Until the Baroque Age, nature wasn’t the beautiful setting you went to to relax. At that time, nature was survival, it was a feared power that drowned people in floods, made ships go down in a storm, killed by heat and by cold or depopulated whole areas of the land by destroying harvests. And then there were the plagues, often killing millions before fading out.
This started to change when the natural sciences became strong at the age of the Baroque. Technology developed, and more people could live in safety, relieved from the day to day combat with the forces of nature.

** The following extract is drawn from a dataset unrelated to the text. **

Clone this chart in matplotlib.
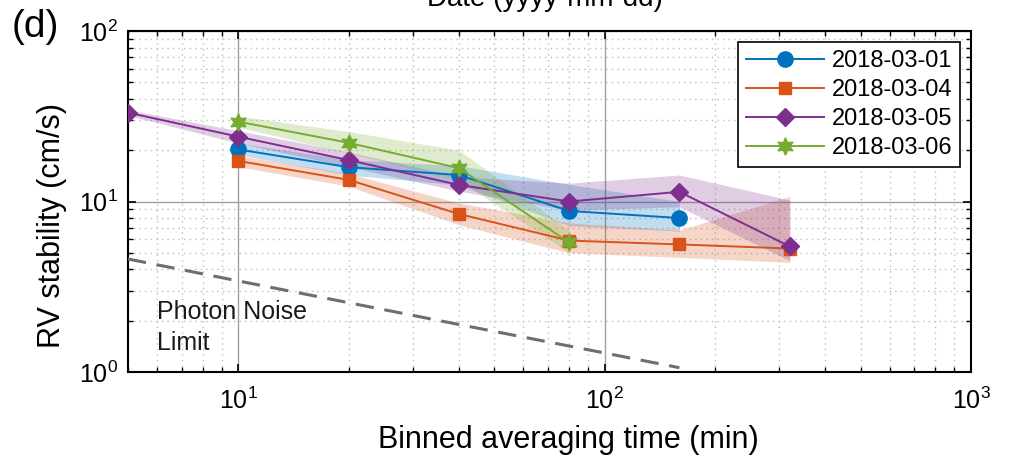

This opened up to see nature not as an opposing force, but as something beautiful. It laid the foundations of the Romanticism of the nineteenth century. Nature was interpreted as a garden of Eden. At the same time, the baroque garden showed the victory of man over nature. All trees and bushes and lawns were forced into a geometric pattern, nothing was allowed to grow as it wanted.
But the dearest fantasies were those of the shepherd and the shepherdess, living in an ideal landscape that knew no sorrow or pain, the garden Eden. The aristocracy would dress in their most fancy clothing, the sheep were washed and perfumed, and servants would remove anything disturbing the idyll like sheep droppings.
I didn’t exactly have a flock of perfumed sheep at my disposition, but the sun, as it shone low over the hills of California, painted the landscape golden and into a garden Eden just as the one the baroque noblemen and women recreated in their shepherd’s fantasies.